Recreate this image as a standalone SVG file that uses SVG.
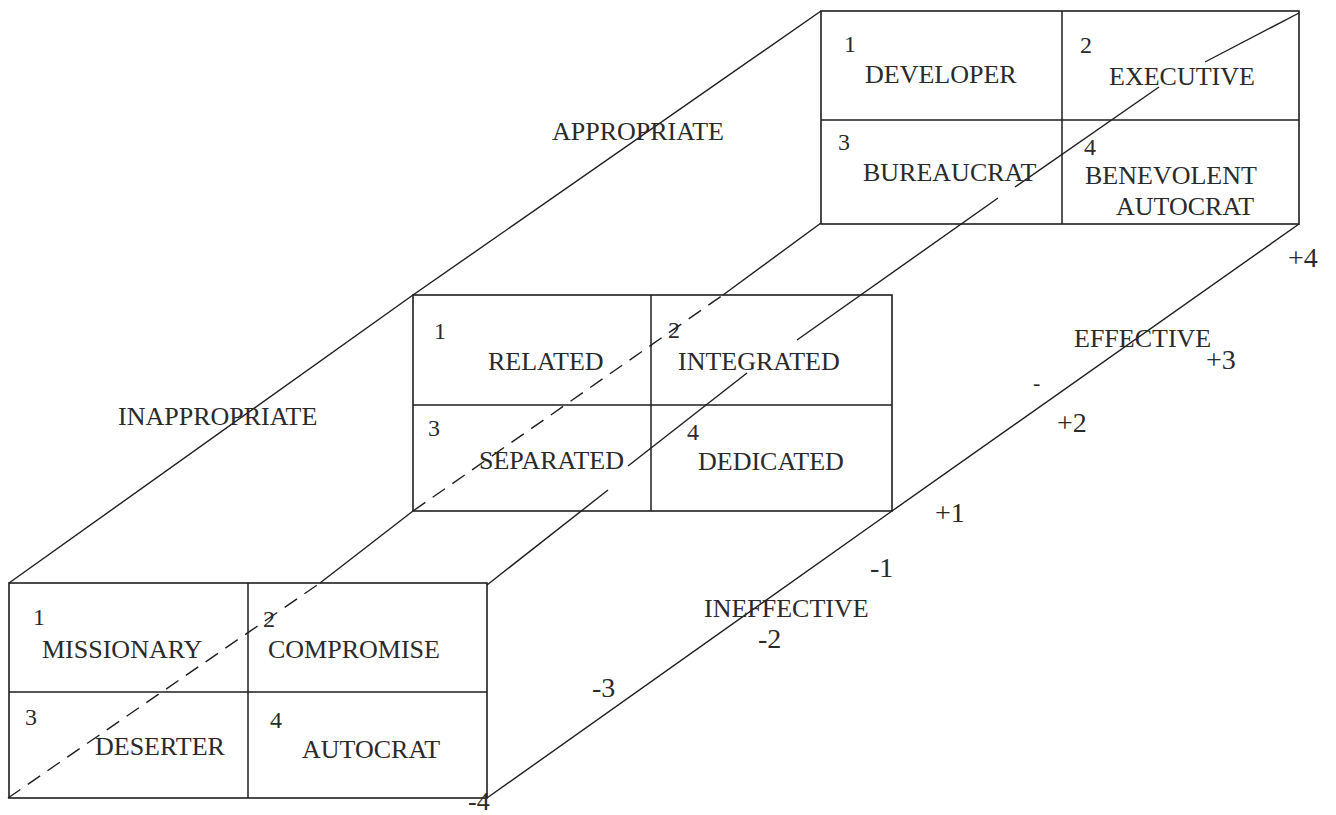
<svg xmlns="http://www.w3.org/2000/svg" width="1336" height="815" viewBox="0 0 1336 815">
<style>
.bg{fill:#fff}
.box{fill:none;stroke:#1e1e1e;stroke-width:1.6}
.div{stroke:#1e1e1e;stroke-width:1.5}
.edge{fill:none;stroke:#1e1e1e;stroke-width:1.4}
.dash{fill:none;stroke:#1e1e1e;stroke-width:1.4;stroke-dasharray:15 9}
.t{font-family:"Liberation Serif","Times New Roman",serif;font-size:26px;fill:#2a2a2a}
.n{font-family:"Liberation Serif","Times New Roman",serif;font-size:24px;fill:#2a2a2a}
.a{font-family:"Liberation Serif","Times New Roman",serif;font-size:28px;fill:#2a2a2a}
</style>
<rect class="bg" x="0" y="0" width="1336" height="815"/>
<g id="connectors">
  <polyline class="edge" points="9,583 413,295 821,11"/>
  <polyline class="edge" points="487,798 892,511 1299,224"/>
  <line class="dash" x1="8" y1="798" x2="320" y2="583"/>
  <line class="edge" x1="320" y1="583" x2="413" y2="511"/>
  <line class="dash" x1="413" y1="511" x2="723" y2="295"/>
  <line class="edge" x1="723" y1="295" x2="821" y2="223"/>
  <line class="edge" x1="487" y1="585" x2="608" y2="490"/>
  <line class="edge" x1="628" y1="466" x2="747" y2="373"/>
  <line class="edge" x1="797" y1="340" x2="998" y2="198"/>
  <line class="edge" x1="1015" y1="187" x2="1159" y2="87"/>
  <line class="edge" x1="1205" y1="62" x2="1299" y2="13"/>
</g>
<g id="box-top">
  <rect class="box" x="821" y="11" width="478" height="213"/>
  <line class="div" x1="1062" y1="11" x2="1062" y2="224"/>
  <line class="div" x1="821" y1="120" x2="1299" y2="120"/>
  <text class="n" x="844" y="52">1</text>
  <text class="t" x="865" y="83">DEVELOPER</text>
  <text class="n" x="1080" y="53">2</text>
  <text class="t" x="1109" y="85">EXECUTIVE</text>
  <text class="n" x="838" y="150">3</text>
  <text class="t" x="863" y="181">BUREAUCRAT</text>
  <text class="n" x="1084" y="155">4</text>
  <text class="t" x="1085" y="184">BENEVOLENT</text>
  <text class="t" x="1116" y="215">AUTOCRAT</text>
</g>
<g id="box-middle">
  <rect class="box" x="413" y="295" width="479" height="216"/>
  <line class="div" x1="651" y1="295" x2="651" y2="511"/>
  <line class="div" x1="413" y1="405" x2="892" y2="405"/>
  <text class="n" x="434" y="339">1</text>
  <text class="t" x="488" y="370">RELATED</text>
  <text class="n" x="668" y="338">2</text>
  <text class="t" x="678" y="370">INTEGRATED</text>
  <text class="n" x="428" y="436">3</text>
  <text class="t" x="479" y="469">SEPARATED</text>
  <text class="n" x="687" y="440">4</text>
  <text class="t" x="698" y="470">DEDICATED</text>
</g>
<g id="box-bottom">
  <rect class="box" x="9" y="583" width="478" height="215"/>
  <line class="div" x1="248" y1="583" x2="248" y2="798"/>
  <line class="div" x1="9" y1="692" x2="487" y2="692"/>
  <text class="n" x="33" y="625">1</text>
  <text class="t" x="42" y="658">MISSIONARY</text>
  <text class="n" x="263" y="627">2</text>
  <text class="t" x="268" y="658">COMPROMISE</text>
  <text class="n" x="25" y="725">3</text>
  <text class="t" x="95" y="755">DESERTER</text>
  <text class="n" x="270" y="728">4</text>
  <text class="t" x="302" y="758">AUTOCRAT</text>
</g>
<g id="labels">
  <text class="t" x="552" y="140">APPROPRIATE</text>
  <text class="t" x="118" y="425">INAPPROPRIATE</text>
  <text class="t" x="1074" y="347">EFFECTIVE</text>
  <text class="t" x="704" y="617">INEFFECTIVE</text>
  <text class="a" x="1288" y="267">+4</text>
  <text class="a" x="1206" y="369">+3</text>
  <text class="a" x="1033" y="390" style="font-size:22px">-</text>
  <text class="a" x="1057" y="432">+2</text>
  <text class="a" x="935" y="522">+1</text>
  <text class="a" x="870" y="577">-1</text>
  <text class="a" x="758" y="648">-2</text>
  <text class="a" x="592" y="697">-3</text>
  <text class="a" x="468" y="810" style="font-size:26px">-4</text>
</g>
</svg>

====

▶ [WHAT THIS TASK INVOLVES] All the lines above are to be reproduced exactly, except the pictures.

▶ [WORKED ANSWER]
Recreate this image as a standalone SVG file that uses SVG.
<svg xmlns="http://www.w3.org/2000/svg" width="1336" height="815" viewBox="0 0 1336 815">
<style>
.bg{fill:#fff}
.box{fill:none;stroke:#1e1e1e;stroke-width:1.6}
.div{stroke:#1e1e1e;stroke-width:1.5}
.edge{fill:none;stroke:#1e1e1e;stroke-width:1.4}
.dash{fill:none;stroke:#1e1e1e;stroke-width:1.4;stroke-dasharray:15 9}
.t{font-family:"Liberation Serif","Times New Roman",serif;font-size:26px;fill:#2a2a2a}
.n{font-family:"Liberation Serif","Times New Roman",serif;font-size:24px;fill:#2a2a2a}
.a{font-family:"Liberation Serif","Times New Roman",serif;font-size:28px;fill:#2a2a2a}
</style>
<rect class="bg" x="0" y="0" width="1336" height="815"/>
<g id="connectors">
  <polyline class="edge" points="9,583 413,295 821,11"/>
  <polyline class="edge" points="487,798 892,511 1299,224"/>
  <line class="dash" x1="8" y1="798" x2="320" y2="583"/>
  <line class="edge" x1="320" y1="583" x2="413" y2="511"/>
  <line class="dash" x1="413" y1="511" x2="723" y2="295"/>
  <line class="edge" x1="723" y1="295" x2="821" y2="223"/>
  <line class="edge" x1="487" y1="585" x2="608" y2="490"/>
  <line class="edge" x1="628" y1="466" x2="747" y2="373"/>
  <line class="edge" x1="797" y1="340" x2="998" y2="198"/>
  <line class="edge" x1="1015" y1="187" x2="1159" y2="87"/>
  <line class="edge" x1="1205" y1="62" x2="1299" y2="13"/>
</g>
<g id="box-top">
  <rect class="box" x="821" y="11" width="478" height="213"/>
  <line class="div" x1="1062" y1="11" x2="1062" y2="224"/>
  <line class="div" x1="821" y1="120" x2="1299" y2="120"/>
  <text class="n" x="844" y="52">1</text>
  <text class="t" x="865" y="83">DEVELOPER</text>
  <text class="n" x="1080" y="53">2</text>
  <text class="t" x="1109" y="85">EXECUTIVE</text>
  <text class="n" x="838" y="150">3</text>
  <text class="t" x="863" y="181">BUREAUCRAT</text>
  <text class="n" x="1084" y="155">4</text>
  <text class="t" x="1085" y="184">BENEVOLENT</text>
  <text class="t" x="1116" y="215">AUTOCRAT</text>
</g>
<g id="box-middle">
  <rect class="box" x="413" y="295" width="479" height="216"/>
  <line class="div" x1="651" y1="295" x2="651" y2="511"/>
  <line class="div" x1="413" y1="405" x2="892" y2="405"/>
  <text class="n" x="434" y="339">1</text>
  <text class="t" x="488" y="370">RELATED</text>
  <text class="n" x="668" y="338">2</text>
  <text class="t" x="678" y="370">INTEGRATED</text>
  <text class="n" x="428" y="436">3</text>
  <text class="t" x="479" y="469">SEPARATED</text>
  <text class="n" x="687" y="440">4</text>
  <text class="t" x="698" y="470">DEDICATED</text>
</g>
<g id="box-bottom">
  <rect class="box" x="9" y="583" width="478" height="215"/>
  <line class="div" x1="248" y1="583" x2="248" y2="798"/>
  <line class="div" x1="9" y1="692" x2="487" y2="692"/>
  <text class="n" x="33" y="625">1</text>
  <text class="t" x="42" y="658">MISSIONARY</text>
  <text class="n" x="263" y="627">2</text>
  <text class="t" x="268" y="658">COMPROMISE</text>
  <text class="n" x="25" y="725">3</text>
  <text class="t" x="95" y="755">DESERTER</text>
  <text class="n" x="270" y="728">4</text>
  <text class="t" x="302" y="758">AUTOCRAT</text>
</g>
<g id="labels">
  <text class="t" x="552" y="140">APPROPRIATE</text>
  <text class="t" x="118" y="425">INAPPROPRIATE</text>
  <text class="t" x="1074" y="347">EFFECTIVE</text>
  <text class="t" x="704" y="617">INEFFECTIVE</text>
  <text class="a" x="1288" y="267">+4</text>
  <text class="a" x="1206" y="369">+3</text>
  <text class="a" x="1033" y="390" style="font-size:22px">-</text>
  <text class="a" x="1057" y="432">+2</text>
  <text class="a" x="935" y="522">+1</text>
  <text class="a" x="870" y="577">-1</text>
  <text class="a" x="758" y="648">-2</text>
  <text class="a" x="592" y="697">-3</text>
  <text class="a" x="468" y="810" style="font-size:26px">-4</text>
</g>
</svg>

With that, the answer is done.